Estas reflexões me vêm à tona ao pensar na atual discussão sobre o possível corte de verbas do Fundo Nacional de Desenvolvimento Científico e Tecnológico (FNDCT). Esse corte tem sido propagado como um balão de ensaio por setores da direita, por financistas e pela grande imprensa, embora não tenha sido confirmado pelo governo. Esperamos que seja apenas um alarme falso. Mas o fato é que colocar propostas desse tipo na conta de supostos técnicos da área econômica já é motivo de inquietação. Isso nos faz perceber que, mais uma vez, o projeto anti-Brasil, o projeto anti-povo, que impede o país de cumprir seu ideal e se tornar um lugar bom para a sua população, continua forte. E teremos que lutar para vencê-lo.

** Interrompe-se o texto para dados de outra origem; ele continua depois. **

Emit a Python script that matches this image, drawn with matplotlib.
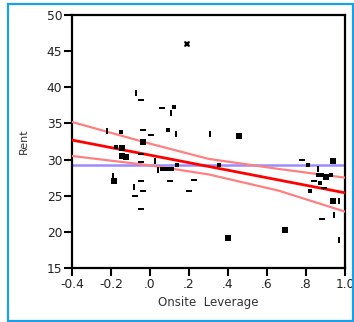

Nos últimos poucos dias, a SBPC se manifestou contra o erro que comete a FAPESC, ao se negar sequer a examinar projetos de pesquisa que tratem de questões de gênero em Santa Catarina, contra a anunciada partidarização da presidência da FAPERJ pelo governo fluminense e, agora, se mobiliza em defesa do FNDCT, que segundo a imprensa teria seus valores em risco. Essas três questões, para ficarmos apenas no campo da ciência. Porque, ao mesmo tempo, os setores mais reacionários também querem diminuir – entre outros – o Benefício de Prestação Continuada (BPC), importante medida pública para reduzir a miséria, a pobreza, a fome, bem como várias outras prestações das quais depende a própria vida dos mais pobres.

A injustiça social é poderosa, tem aliados fortes.

Tal situação faz lembrar o que dizia Churchill, ao conclamar seu povo a lutar contra uma possível invasão nazista: “Lutaremos nas praias, lutaremos nas ruas, lutaremos nas montanhas.” Vamos lutar, e sei que venceremos. Quanto tempo vai demorar? Não sei. Mas podemos ter certeza de que, quando vencermos cada uma dessas batalhas, a poderosa Hidra de Lerna ressurgirá, com suas sete cabeças, para nos desafiar e tentar, mais uma vez, impedir que este povo seja próspero e feliz. Mas nós não vamos desistir. E havemos de vencer.